Tag Archives: critical care


Prehospital airway equipment on UK HEMS

Prehospital airway management on rescue helicopters in the United Kingdom

26 of 27 identified UK rescue helicopter bases responded to a questionnaire sent by German anaesthesiologists on the airway equipment they carried. The take home message is that there were some important gaps: not all carried equipment for establishing a surgical airway and not all had a means of capnometry. Pull your socks up guys the Germans are watching.

Anaesthesia. 2009 Jun;64(6):625-31

http://www.ncbi.nlm.nih.gov/pubmed/19453316

Transfusion and ARDS

Blood transfusion in trauma is a risk factor for acute respiratory distress syndrome (ARDS). An analysis of 14070 patients in a trauma database showed that 521 (4.6%) developed ARDS. Logisitc regression analysis demonstrated that, independent of injury type, injury severity, or pneumonia, (1) early PRBCs transfusion of more than 5 units during the first 24 h of hospital admission predicted ARDS and (2) each unit of PRBCs transfused early after admission increased the risk of ARDS by 6%.

Early packed red blood cell transfusion and acute respiratory distress syndrome after trauma.
Anesthesiology. 2009 Feb;110(2):351-60

Delays to neurosurgery

Further evidence from the UK shows that patients with acute traumatic brain injury suffer delays in the neurosurgical evacuation of intracranial haematomas which are increased from an average of 3.7 hours to 5.4 hours if they have to undergo interhospital transfer. Coordinated regional trauma systems please!

A prospective study of the time to evacuate acute subdural and extradural haematomas.
Anaesthesia. 2009 Mar;64(3):277-81

Ventilator-associated tracheobronchitis

Ventilator associated pneumonia (VAP) is a well recognised complication of ICU care, but colonisation and infection further up the respiratory tract may be a risk factor for VAP that is worth identifying and treating. Ventilator-associated tracheobronchitis (VAT) has similar diagnostic criteria to VAP, but without the radiographic infiltrates.

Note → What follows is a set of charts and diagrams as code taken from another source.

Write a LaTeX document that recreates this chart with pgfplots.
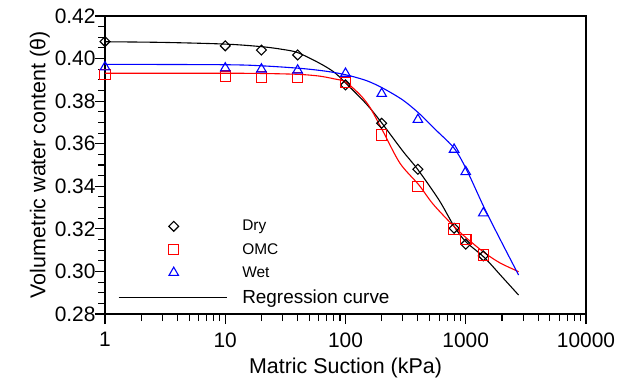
\documentclass[border=0pt]{standalone}
\usepackage{fontspec}
\setmainfont{Liberation Sans}
\usepackage{pgfplots}
\pgfplotsset{compat=1.18}
\definecolor{myblue}{RGB}{0,0,255}
\definecolor{myred}{RGB}{255,0,0}
\pgfplotsset{
  mylegmark/.style={legend image code/.code={\draw[mark repeat=2,mark phase=2,##1] plot coordinates {(0bp,0bp) (55bp,0bp) (110bp,0bp)};}},
  mylegline/.style={legend image code/.code={\draw[##1] (0bp,0bp) -- (108bp,0bp);}},
}
\begin{document}
\begin{tikzpicture}
\begin{axis}[
  scale only axis, width=481bp, height=298bp,
  xmode=log, xmin=1, xmax=10000,
  ymin=0.28, ymax=0.42,
  xtick={1,10,100,1000,10000}, xticklabels={1,10,100,1000,10000},
  ytick={0.28,0.30,0.32,0.34,0.36,0.38,0.40,0.42},
  yticklabels={0.28,0.30,0.32,0.34,0.36,0.38,0.40,0.42},
  minor ytick={0.285,0.29,0.295,0.305,0.31,0.315,0.325,0.33,0.335,0.345,0.35,0.355,0.365,0.37,0.375,0.385,0.39,0.395,0.405,0.41,0.415},
  xtick pos=bottom, ytick pos=left,
  tick align=outside,
  major tick length=10bp, minor tick length=7bp,
  axis line style={line width=1.4bp},
  tick style={line width=1.1bp, black},
  xlabel={Matric Suction (kPa)},
  ylabel={Volumetric water content (θ)},
  label style={font=\fontsize{21.5}{24}\selectfont},
  tick label style={font=\fontsize{21}{24}\selectfont},
  xticklabel style={yshift=-5bp},
  yticklabel style={xshift=4bp},
  xlabel style={yshift=-4bp},
  ylabel style={yshift=-2bp},
  legend style={draw=none, fill=none, at={(0.027,0.322)}, anchor=north west,
    inner sep=0pt, row sep=7bp, cells={anchor=west},
    /tikz/every odd column/.append style={column sep=13bp}},
  legend cell align=left,
]
% regression curves
\addplot[black, line width=1.1bp, smooth, forget plot] coordinates {
(1,0.4079) (3,0.4076) (10,0.4068) (20,0.4056) (30,0.4043) (40,0.4028) (60,0.3980) (80,0.3937) (100,0.3886) (150,0.3785) (200,0.3698) (300,0.3565) (400,0.3478) (600,0.3335) (800,0.3212) (1000,0.3140) (1430,0.3065) (2000,0.2975) (2750,0.2889)};
\addplot[myred, line width=1.1bp, smooth, forget plot] coordinates {
(1,0.3931) (10,0.3931) (20,0.3930) (40,0.3926) (60,0.3918) (80,0.3905) (100,0.3890) (132,0.3830) (160,0.3770) (206,0.3656) (284,0.3508) (408,0.3406) (537,0.3315) (803,0.3210) (1018,0.3156) (1430,0.3088) (1927,0.3040) (2750,0.2999)};
\addplot[myblue, line width=1.1bp, smooth, forget plot] coordinates {
(1,0.3973) (10,0.3971) (20,0.3966) (42,0.3954) (70,0.3940) (102,0.3923) (150,0.3896) (206,0.3860) (300,0.3805) (408,0.3743) (573,0.3661) (803,0.3578) (1018,0.3477) (1430,0.3297) (1927,0.3152) (2750,0.2983)};
% data
\addplot[black, only marks, mark=square, mark size=3.5bp, line width=1.1bp,
  every mark/.append style={rotate=45}, mylegmark]
coordinates {(1,0.408) (10,0.406) (20,0.404) (40,0.4017) (100,0.3876) (200,0.3696) (400,0.348) (800,0.3203) (1000,0.3128) (1400,0.3073)};
\addlegendentry{\fontsize{15.5}{18}\selectfont Dry}
\addplot[myred, only marks, mark=square, mark size=5.2bp, line width=1.1bp, mylegmark]
coordinates {(1,0.3924) (10,0.3917) (20,0.3914) (40,0.3911) (100,0.3888) (200,0.3641) (400,0.3398) (800,0.3200) (1000,0.3151) (1400,0.3077)};
\addlegendentry{\fontsize{15.5}{18}\selectfont OMC}
\addplot[myblue, only marks, mark=triangle, mark size=5.5bp, line width=1.1bp, mylegmark]
coordinates {(1,0.3960) (10,0.3955) (20,0.3950) (40,0.3945) (100,0.3930) (200,0.3835) (400,0.3713) (800,0.3573) (1000,0.3468) (1400,0.3274)};
\addlegendentry{\fontsize{15.5}{18}\selectfont Wet}
\addlegendimage{black, line width=1.1bp, mylegline}
\addlegendentry{\fontsize{19}{22}\selectfont Regression curve}
\end{axis}
\pgfresetboundingbox
\path ([shift={(-105bp,-69bp)}]current axis.south west) rectangle ([shift={(33bp,16bp)}]current axis.north east);
\end{tikzpicture}
\end{document}
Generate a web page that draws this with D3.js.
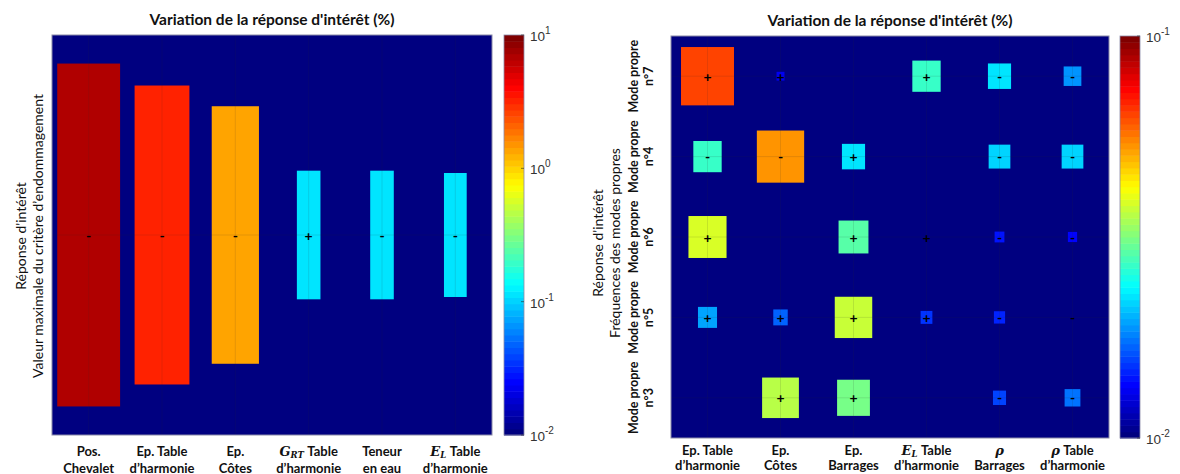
<!DOCTYPE html>
<html>
<head>
<meta charset="utf-8">
<script src="https://cdn.jsdelivr.net/npm/d3@7"></script>
<style>
  body { margin: 0; background: #fff; }
  text { font-family: Lato, "Open Sans", sans-serif; }
</style>
</head>
<body>
<svg id="chart" width="1180" height="474"></svg>
<script>
// ---- data ----
var titleText = "Variation de la réponse d'intérêt (%)";

// left panel: one row, six parameters
var leftCats = ["Pos.|Chevalet", "Ep. Table|d’harmonie", "Ep.|Côtes", "$G_{RT}$ Table|d’harmonie", "Teneur|en eau", "$E_{L}$ Table|d’harmonie"];
var leftRows = [""];
var leftValues = [[7.2, 3.1, 1.4, 0.118, 0.118, 0.108]];
var leftSigns = [["-", "-", "-", "+", "-", "-"]];
var leftTicks = [0.01, 0.1, 1, 10];
var leftYLabel = ["Réponse d'intérêt", "Valeur maximale du critère d’endommagement"];

// right panel: five modes x six parameters
var rightCats = ["Ep. Table|d’harmonie", "Ep.|Côtes", "Ep.|Barrages", "$E_{L}$ Table|d’harmonie", "$ρ$|Barrages", "$ρ$ Table|d’harmonie"];
var rightRows = ["Mode propre|n°7", "Mode propre|n°4", "Mode propre|n°6", "Mode propre|n°5", "Mode propre|n°3"];
var rightValues = [
  [0.0640, 0.0132, null,   0.0270, 0.0225, 0.0186],
  [0.0270, 0.0525, 0.0225, null,   0.0214, 0.0214],
  [0.0380, null,   0.0285, 0.0107, 0.0141, 0.0138],
  [0.0195, 0.0166, 0.0372, 0.0151, 0.0148, 0.0105],
  [null,   0.0363, 0.0316, null,   0.0158, 0.0174]
];
var rightSigns = [
  ["+", "+", "",  "+", "-", "-"],
  ["-", "-", "+", "",  "-", "-"],
  ["+", "",  "+", "+", "-", "-"],
  ["+", "+", "+", "+", "-", "-"],
  ["",  "+", "+", "",  "-", "-"]
];
var rightTicks = [0.01, 0.1];
var rightYLabel = ["Réponse d'intérêt", "Fréquences des modes propres"];

// ---- MATLAB jet colormap ----
function jet(t) {
  var c = function(v) { return Math.max(0, Math.min(1, v)); };
  var r = c(1.5 - Math.abs(4 * t - 3)),
      g = c(1.5 - Math.abs(4 * t - 2)),
      b = c(1.5 - Math.abs(4 * t - 1));
  return d3.rgb(r * 255, g * 255, b * 255).toString();
}
function jetq(t) {
  var i = Math.max(0, Math.min(63, Math.floor(t * 64)));
  return jet(i / 63);
}

var svg = d3.select("#chart");

// writes a label line, with $X_{sub}$ parts set in italic serif
function richLine(sel, str) {
  var parts = str.split(/(\$[^$]+\$)/);
  parts.forEach(function(p) {
    if (!p) return;
    if (p[0] == "$") {
      var m = p.slice(1, -1).match(/^([^_]+)(?:_\{(.+)\})?$/);
      sel.append("tspan").text(m[1])
        .style("font-family", "'DejaVu Serif', 'Liberation Serif', serif")
        .style("font-style", "italic").style("font-weight", "bold");
      if (m[2]) {
        sel.append("tspan").text(m[2]).attr("dy", 2)
          .style("font-family", "'DejaVu Serif', 'Liberation Serif', serif")
          .style("font-style", "italic").style("font-weight", "bold")
          .style("font-size", "8.5px");
        sel.append("tspan").text("\u200a").attr("dy", -2);
      }
    } else {
      sel.append("tspan").text(p);
    }
  });
}

function panel(o) {
  var x = d3.scaleBand().domain(o.cats).range([o.x0, o.x1]);
  var y = d3.scaleBand().domain(o.rows).range([o.y0, o.y1]);
  var t = d3.scaleLog().domain([o.ticks[0], o.ticks[o.ticks.length - 1]]).range([0, 1]).clamp(true);
  var g = svg.append("g");

  g.append("rect").attr("x", o.x0).attr("y", o.y0)
    .attr("width", o.x1 - o.x0).attr("height", o.y1 - o.y0)
    .attr("fill", jet(0));

  var cells = [];
  o.values.forEach(function(row, ri) {
    row.forEach(function(v, ci) {
      cells.push({ r: o.rows[ri], c: o.cats[ci], v: v, s: o.signs[ri][ci] });
    });
  });
  var filled = cells.filter(function(d) { return d.v != null; });

  g.selectAll("rect.cell").data(filled).enter().append("rect")
    .attr("class", "cell")
    .attr("x", function(d) { return x(d.c) + x.bandwidth() * (1 - 0.9 * t(d.v)) / 2; })
    .attr("y", function(d) { return y(d.r) + y.bandwidth() * (1 - 0.9 * t(d.v)) / 2; })
    .attr("width", function(d) { return x.bandwidth() * 0.9 * t(d.v); })
    .attr("height", function(d) { return y.bandwidth() * 0.9 * t(d.v); })
    .attr("fill", function(d) { return jetq(t(d.v)); });

  // faint grid through the cell centres
  g.selectAll("line.gx").data(o.cats).enter().append("line")
    .attr("x1", function(d) { return x(d) + x.bandwidth() / 2; })
    .attr("x2", function(d) { return x(d) + x.bandwidth() / 2; })
    .attr("y1", o.y0).attr("y2", o.y1)
    .attr("stroke", "#262626").attr("stroke-opacity", 0.12);
  g.selectAll("line.gy").data(o.rows).enter().append("line")
    .attr("y1", function(d) { return y(d) + y.bandwidth() / 2; })
    .attr("y2", function(d) { return y(d) + y.bandwidth() / 2; })
    .attr("x1", o.x0).attr("x2", o.x1)
    .attr("stroke", "#262626").attr("stroke-opacity", 0.12);

  g.selectAll("text.sign").data(filled).enter().append("text")
    .attr("class", "sign")
    .attr("x", function(d) { return x(d.c) + x.bandwidth() / 2; })
    .attr("y", function(d) { return y(d.r) + y.bandwidth() / 2; })
    .attr("text-anchor", "middle").attr("dominant-baseline", "central")
    .style("font-size", "14px").style("font-weight", "bold")
    .attr("fill", "#000")
    .text(function(d) { return d.s; });

  g.append("rect").attr("x", o.x0).attr("y", o.y0)
    .attr("width", o.x1 - o.x0).attr("height", o.y1 - o.y0)
    .attr("fill", "none").attr("stroke", "#8a8aa8").attr("stroke-width", 1);

  // title
  svg.append("text").attr("x", (o.x0 + o.x1) / 2).attr("y", o.y0 - 10)
    .attr("text-anchor", "middle")
    .style("font-size", "15.5px").style("font-weight", "bold").attr("fill", "#111")
    .text(titleText);

  // x labels
  o.cats.forEach(function(c) {
    c.split("|").forEach(function(line, li) {
      var tx = svg.append("text")
        .attr("x", x(c) + x.bandwidth() / 2)
        .attr("y", o.y1 + o.xly + li * o.xls)
        .attr("text-anchor", "middle")
        .style("font-size", "13px").style("font-weight", "bold").attr("fill", "#111");
      richLine(tx, line);
    });
  });

  // row labels (rotated)
  o.rows.forEach(function(r) {
    if (!r) return;
    var cy = y(r) + y.bandwidth() / 2;
    r.split("|").forEach(function(line, li) {
      svg.append("text")
        .attr("transform", "translate(" + (o.x0 - 38 + li * 15) + "," + cy + ") rotate(-90)")
        .attr("text-anchor", "middle").attr("dominant-baseline", "central")
        .style("font-size", "12.5px").style("font-weight", "bold").attr("fill", "#111")
        .text(line);
    });
  });

  // y axis titles
  o.yLabel.forEach(function(line, li) {
    svg.append("text")
      .attr("transform", "translate(" + (o.ylx + li * 17) + "," + o.yly + ") rotate(-90)")
      .attr("text-anchor", "middle").attr("dominant-baseline", "central")
      .style("font-size", "14px").attr("fill", "#111")
      .text(line);
  });

  // colorbar, 64 bands like MATLAB
  var bands = d3.range(64);
  var cb = d3.scaleBand().domain(bands).range([o.y1, o.y0]);
  svg.append("g").selectAll("rect").data(bands).enter().append("rect")
    .attr("x", o.cbx).attr("width", 20)
    .attr("y", function(d) { return cb(d); })
    .attr("height", cb.bandwidth() + 0.5)
    .attr("fill", function(d) { return jet(d / 63); });
  svg.append("rect").attr("x", o.cbx).attr("y", o.y0).attr("width", 20).attr("height", o.y1 - o.y0)
    .attr("fill", "none").attr("stroke", "#8a8aa8").attr("stroke-width", 0.8);

  var cs = d3.scaleLog().domain([o.ticks[0], o.ticks[o.ticks.length - 1]]).range([o.y1, o.y0]);
  o.ticks.forEach(function(tk) {
    var ty = cs(tk);
    svg.append("line").attr("x1", o.cbx + 17).attr("x2", o.cbx + 20)
      .attr("y1", ty).attr("y2", ty).attr("stroke", "#262626").attr("stroke-width", 0.6);
    var lab = svg.append("text").attr("x", o.cbx + 26).attr("y", ty + 6)
      .style("font-family", "'Liberation Sans', Arial, sans-serif")
      .style("font-size", "13.5px").attr("fill", "#333");
    lab.append("tspan").text("10");
    lab.append("tspan").text(Math.round(Math.log10(tk)))
      .attr("dy", -7).style("font-size", "10px");
  });
}

panel({
  cats: leftCats, rows: leftRows, values: leftValues, signs: leftSigns, ticks: leftTicks,
  yLabel: leftYLabel, x0: 52, x1: 492, y0: 35, y1: 435, cbx: 504, ylx: 20, yly: 236, xly: 21, xls: 16.5
});
panel({
  cats: rightCats, rows: rightRows, values: rightValues, signs: rightSigns, ticks: rightTicks,
  yLabel: rightYLabel, x0: 671, x1: 1109, y0: 36, y1: 438, cbx: 1120, ylx: 597, yly: 243, xly: 16.5, xls: 15.5
});
</script>
</body>
</html>
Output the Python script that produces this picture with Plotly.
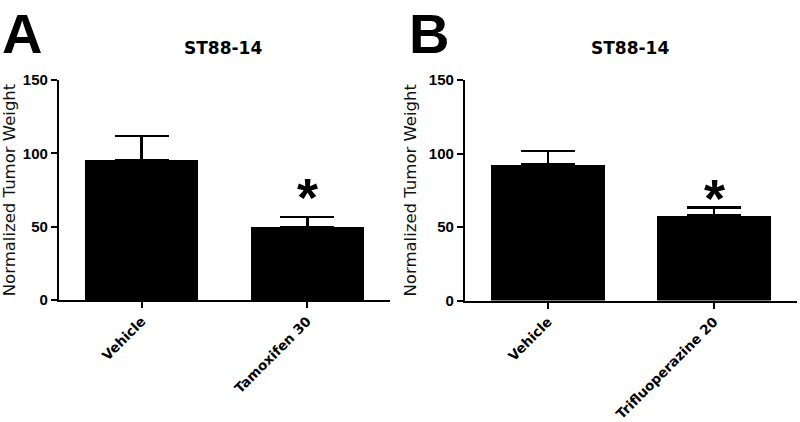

Ventilator-associated tracheobronchitis: the impact of targeted antibiotic therapy on patient outcomes
Chest. 2009 Feb;135(2):521-8

 

Dexmedetomidine vs midazolam

An industry-sponsored double-blind randomised controlled trial comparing midazolam with the central alpha-2 agonist dexmedetomidine showed the newer drug to provide similar levels of sedation with less delirium and a shorter time to extubation. It was associated with more episodes of bradycardia not requiring intervention.
This new sedative drug, related to clonidine, provides some analgesia and anxiolysis, and is noted for its lack of respiratory depression. An accompanying editorial points out the known association between benzodiazepines and delirium, and asks whether a comparison with propofol would have shown the same improved outcomes.
Dexmedetomidine vs midazolam for sedation of critically ill patients: a randomized trial
JAMA. 2009 Feb 4;301(5):542-4

Queensland HEMS intubations

Careflight Queensland report a 9 month series of intubations by their doctor-paramedic HEMS teams who performed 39 intubations (and assisted hospital doctors in an additonal 4), of which less than half were pre-hospital. There was one failed intubation, successfully ventilated with a laryngeal mask airway.
Emergency intubation: a prospective multicentre descriptive audit in an Australian helicopter emergency medical service.
Emerg Med J. 2009 Jan;26(1):65-9

Failed prehospital intubation attempts and pneumonitis

A review of 1954 out-of-hospital tracheal intubation (ETI) attempts by EMS crews revealed 444 (22.7%) patients experienced one or more ETI errors, including tube misplacement or dislodgement in 61 (3%), multiple ETI attempts in 62 (3%) and failed ETI in 359 (15%). Pneumonitis was associated with failed ETI (n=20, 19%; univariable OR 2.54; 95% CI 1.24-5.25). The authors conclude that out-of-hospital ETI errors are not associated with mortality, but failed out-of-hospital ETI increases the odds of pneumonitis.
http://www.ncbi.nlm.nih.gov/pubmed/18952357

Prehospital intubation of children

A prospective observational study of paediatric patients requiring pre-hospital intubation attended by a helicopter medical team (HMT) included 95 children with a GCS of 3-4. Fifty-four received bag-mask support by EMS paramedics until the HMT arrived and intubated them (survival 63%), and 41 were intubated by EMS paramedics. Of these, ‘correction of tube/ventilation’ was required in 37% and the survival was 5%. The authors conclude that bag-mask support should be the technique of choice by EMS paramedics, as the rate of complications of tracheal intubation in this patient group is unacceptably high. Hard to comment as I only have access to the abstract but one wonders if the EMS-intubation group were sicker patients requiring more aggressive early control of airway and breathing.